When the IO request is a write request and the compression
attribute indicates a substream compression type, the steps
described in FIG. 10 are performed by VMFS 216 to service the write
request.
[0054] FIGS. 9A and 9B set forth a flow diagram of method steps for
performing a write operation when data is compressed according to a
block compression type, according to one or more embodiments of the
present invention. Although the method steps are described in
conjunction with the systems for FIGS. 1-4, it should be recognized
that any system configured to perform the method steps is within
the scope of the invention.
[0055] Method 900 begins at step 902, where VMFS 216 loads the data
from sub-block 308 associated with the address included in block
reference 402 corresponding to the write request. At step 904, VMFS
216 decompresses the loaded data according to a pre-determined
decompression algorithm. At step 906, VMFS 216 patches the
decompressed data with the write data included in the write request
and received from the client. At step 908, VMFS 216 re-compresses
the patched data according to the block compression type.
[0056] At step 910, VMFS 216 determines whether the compressed data
fits into sub-block 308 from which the data was loaded at step 902.
If the compressed data fits into sub-block 308, then, at step 912,
VMFS 216 stores the compressed data in sub-block 308 and method 900
ends. In one embodiment, at step 912, the compressed data is first
stored in a different sub-block and then copied to sub-block 308 to
avoid in-place data corruption. In another embodiment, at step 912,
to avoid in-place data corruption, the data currently stored in
sub-block 308 is stored in a journaling region and then the
compressed data is stored in sub-block 308. over-written.

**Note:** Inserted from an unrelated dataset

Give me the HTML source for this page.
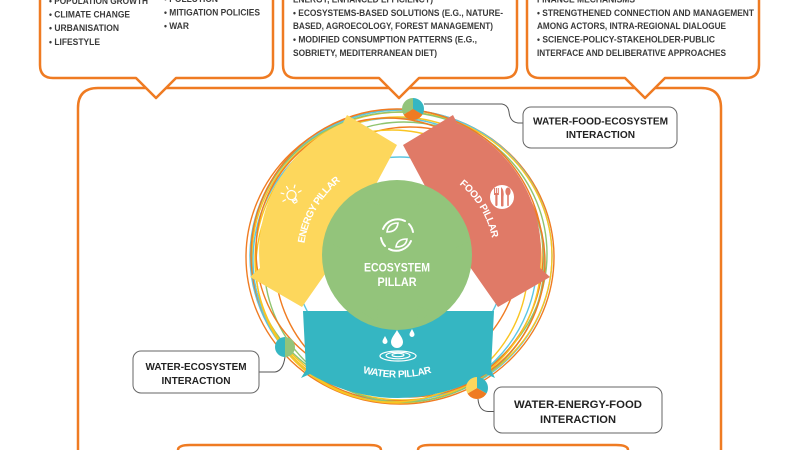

[0057] At step 910, if the compressed data does not fit into
sub-block 308, then method 900 proceeds to step 914. At step 914,
VMFS 216 identifies an available block 306 via free block bitmap
302 and allocates the available block 306 for storing data that was
decompressed at step 904. At step 916, VMFS 216 stores the
decompressed data in the allocated block 306. At step 918, VMFS 216
updates the specific block reference 402 to include the address of
block 306 in address portion 406 and a compression type indicating
that the data stored in block 306 is not compressed in compression
attribute 404. VMFS 216 also updates free sub-block bitmap 304 to
indicate that sub-block 308 from which the data was loaded at step
902 is free and available for reallocation.
[0058] FIGS. 10A and 10B set forth a flow diagram of method steps
for performing a write operation when data is compressed according
to a block compression type, according to one or more embodiments
of the present invention. Although the method steps are described
in conjunction with the systems for FIGS. 1-4, it should be
recognized that any system configured to perform the method steps
is within the scope of the invention.
[0059] Method 1000 begins at step 1002, where VMFS 216 identifies
the substream within sub-block 308 to which data associated with
the write request should be written. In this step, VMFS 216 first
resolves the address included in the write and then identifies the
sub-streams corresponding to the resolved address within sub-block
308 associated with the write request. Since, generally, more than
one substream is stored in sub-block 308, VMFS 216 then determines
the sub-stream(s) within sub-block 308 corresponding to the
resolved address. In the embodiment where the each compressed
substream is the same fixed size, VMFS 216 determines based on the
resolved address and the size indicated by substream attribute 405,
the specific offset within sub-block 308 that would store the start
of the compressed substream(s) corresponding to the read request.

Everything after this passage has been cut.